Representatives of the UK’s professional contracting community and staffing industry have been giving their assessments of the implications of last week’s surprise “hung Parliament” General Election result.
Julia Kermode, CEO of the Freelancer and Contractor Services Association (FCSA), an Umbrella Company trade association, said that the UK has already been plunged into uncertainty following last year’s Brexit vote, and the General Election result will now add to that insecurity.
Even so, she added, it is still clear that the next Government will have to be in place by 19th June, the date of the Queen’s Speech.
Urging the Government that takes office on that day to place employment and self-employment at the forefront of its plans in order to create an all-important climate of stability, she said: “During uncertain times, we know that freelancers and contractors are key to the economy, and they need to be allowed to work and thrive without the shackles of red tape and burdensome legislation that holds them back.”
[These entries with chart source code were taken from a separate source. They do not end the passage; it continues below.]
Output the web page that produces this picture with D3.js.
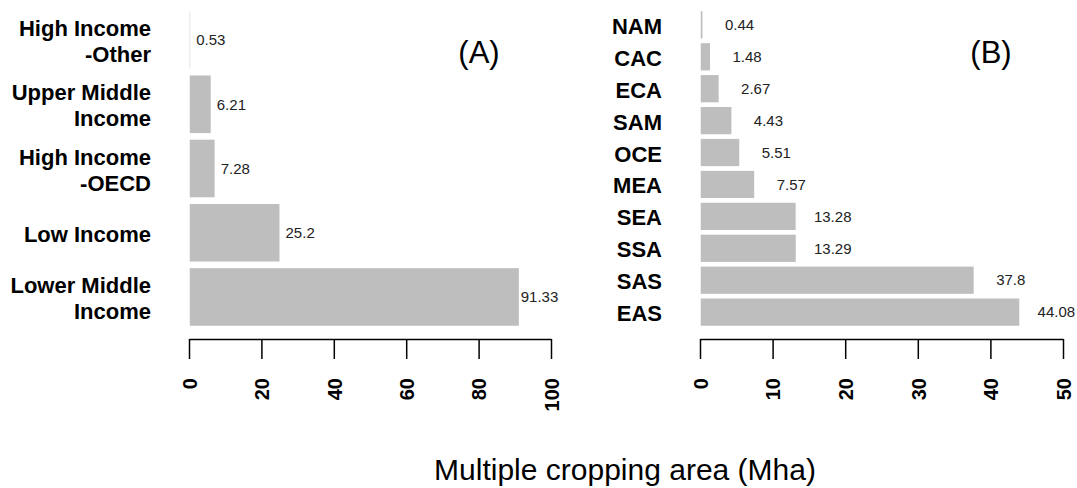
<!DOCTYPE html>
<html>
<head>
<meta charset="utf-8">
<script src="https://cdn.jsdelivr.net/npm/d3@7"></script>
<style>
  body { margin: 0; background: #fff; }
  text { font-family: "Liberation Sans", Arial, sans-serif; }
</style>
</head>
<body>
<svg id="chart" width="1077" height="488"></svg>
<script>
// panel A: income groups (top to bottom)
var incomeGroups = ["High Income\n-Other", "Upper Middle\nIncome", "High Income\n-OECD", "Low Income", "Lower Middle\nIncome"];
var incomeValues = [0.53, 6.21, 7.28, 25.2, 91.33];
var incomeTicks = [0, 20, 40, 60, 80, 100];

// panel B: regions (top to bottom)
var regions = ["NAM", "CAC", "ECA", "SAM", "OCE", "MEA", "SEA", "SSA", "SAS", "EAS"];
var regionValues = [0.44, 1.48, 2.67, 4.43, 5.51, 7.57, 13.28, 13.29, 37.8, 44.08];
var regionTicks = [0, 10, 20, 30, 40, 50];

var svg = d3.select("#chart");

function drawPanel(opts) {
  var x = d3.scaleLinear()
    .domain([0, opts.ticks[opts.ticks.length - 1]])
    .range(opts.xRange);

  var y = d3.scaleBand()
    .domain(opts.cats)
    .range([10.5, 326.5])
    .paddingInner(opts.pad)
    .paddingOuter(0);

  var rows = opts.cats.map(function(c, i) { return {cat: c, value: opts.values[i]}; });

  var g = svg.append("g");

  g.selectAll("rect.bar")
    .data(rows)
  .enter().append("rect")
    .attr("class", "bar")
    .attr("x", x(0))
    .attr("y", function(d) { return y(d.cat); })
    .attr("width", function(d) { return x(d.value) - x(0); })
    .attr("height", y.bandwidth())
    .style("fill", "#bebebe")
    .style("stroke", "#fff")
    .style("stroke-width", 1.5);

  // value labels
  g.selectAll("text.val")
    .data(rows)
  .enter().append("text")
    .attr("class", "val")
    .attr("x", function(d) { return x(d.value + opts.labelShift); })
    .attr("y", function(d) { return y(d.cat) + y.bandwidth() / 2; })
    .attr("dy", "0.35em")
    .attr("text-anchor", "middle")
    .style("font-size", "15px")
    .style("fill", "#222")
    .text(function(d) { return d.value; });

  // category labels (may be two lines)
  var lab = g.selectAll("text.cat")
    .data(rows)
  .enter().append("text")
    .attr("class", "cat")
    .attr("text-anchor", "end")
    .style("font-size", "22px")
    .style("font-weight", "bold")
    .style("fill", "#000")
    .attr("transform", function(d) {
      return "translate(" + opts.labelX + "," + (y(d.cat) + y.bandwidth() / 2) + ")";
    });

  lab.each(function(d) {
    var lines = d.cat.split("\n");
    var t = d3.select(this);
    lines.forEach(function(line, i) {
      var base = lines.length == 1 ? 9 : (i == 0 ? -4 : 22);
      t.append("tspan").attr("x", 0).attr("y", base).text(line);
    });
  });

  // x axis
  var axis = g.append("g")
    .attr("transform", "translate(0,339)")
    .call(d3.axisBottom(x).tickValues(opts.ticks).tickSize(20).tickSizeOuter(0).tickFormat(d3.format("d")));

  axis.select(".domain").style("stroke", "#000").style("stroke-width", 1.5);
  axis.selectAll(".tick line").style("stroke", "#000").style("stroke-width", 1.5);
  axis.selectAll(".tick text")
    .attr("transform", "translate(0,39) rotate(-90)")
    .attr("x", 0)
    .attr("y", 0)
    .attr("dy", "0.36em")
    .attr("text-anchor", "end")
    .style("font-family", "'Liberation Sans', Arial, sans-serif")
    .style("font-size", "20px")
    .style("font-weight", "bold")
    .style("fill", "#000");

  // panel tag
  g.append("text")
    .attr("x", opts.tagX)
    .attr("y", 63)
    .attr("text-anchor", "middle")
    .style("font-size", "31px")
    .text(opts.tag);
}

drawPanel({
  cats: incomeGroups, values: incomeValues, ticks: incomeTicks,
  xRange: [189, 551], pad: 0.08, labelShift: 5.5, labelX: 151,
  tag: "(A)", tagX: 479
});

drawPanel({
  cats: regions, values: regionValues, ticks: regionTicks,
  xRange: [700, 1063], pad: 0.1, labelShift: 5, labelX: 662,
  tag: "(B)", tagX: 991
});

svg.append("text")
  .attr("x", 625)
  .attr("y", 480)
  .attr("text-anchor", "middle")
  .style("font-size", "30px")
  .text("Multiple cropping area (Mha)");
</script>
</body>
</html>
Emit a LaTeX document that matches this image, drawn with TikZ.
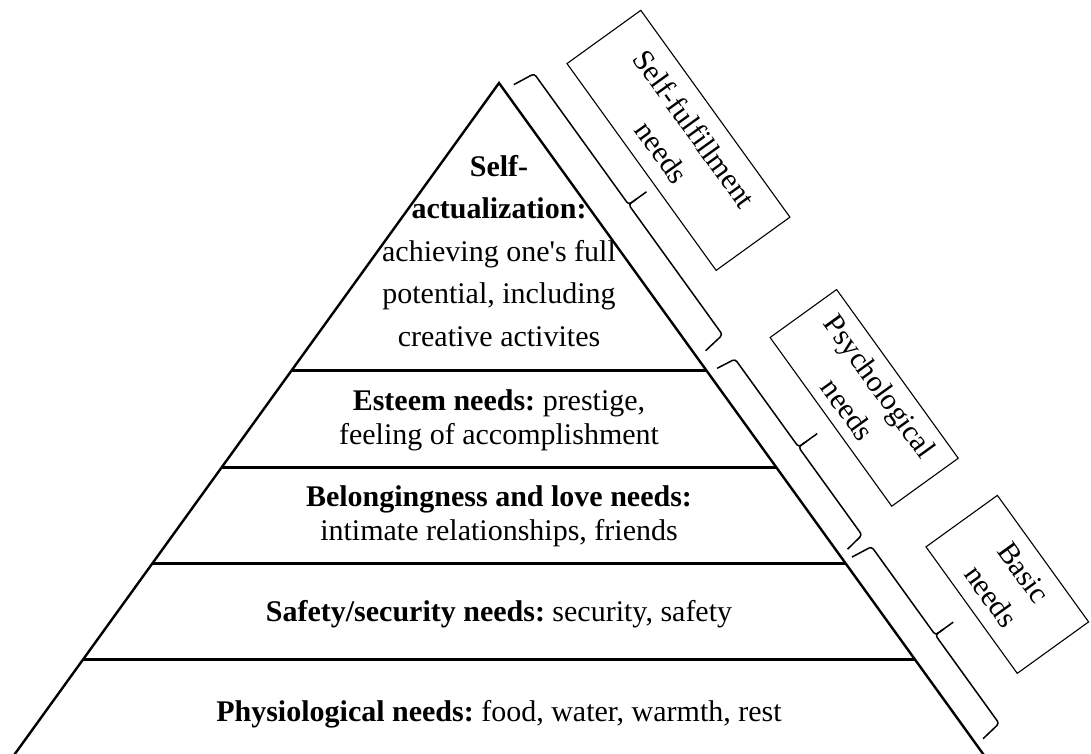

Endorsing Ms Kermode’s sentiments, Seb Maley, Chief Executive of Qdos Contractor, a tax advisory service for contracting professionals, also acknowledged that uncertainty is now “inevitable” in the light of a hung Parliament, both from a political and a business point of view.
But, he added, it is precisely in periods of uncertainty that the UK’s flexible workforce of independent professional contractors has shown its real value to the economy. In 2016, a year dominated by Brexit worries, this workforce alone contributed no less than £119 billion to the economy.
Mr Maley continued: “It’s clear that any incoming Government has a fresh opportunity to work with freelancers and contractors to build a fairer, smarter and simplified tax system – and one which the independent workforce, the economy and indeed any Government will benefit from.”
For the staffing industry, Samantha Hurley, Director of Operations at the Association of Professional Staffing Companies (APSCo), urged the next Government to avoid “knee-jerk” alterations to taxation, employment regulation or visa controls linked to the process of leaving the European Union.
She said: “The impact of this result on both the permanent and flexible labour markets has the potential to be significant.”
Ms Hurley expressed her hope that the new Government will be willing to work closely with bodies such as APSCo to minimise the risk of any “collateral damage.”
Meanwhile, Kevin Green, CEO of the Recruitment and Employment Confederation (REC), emphasised the UK’s pressing talent, skill and labour shortages. Echoing Ms Hurley, he urged the next administration to work closely with the REC and its member recruiters to “build the best jobs market in the world.”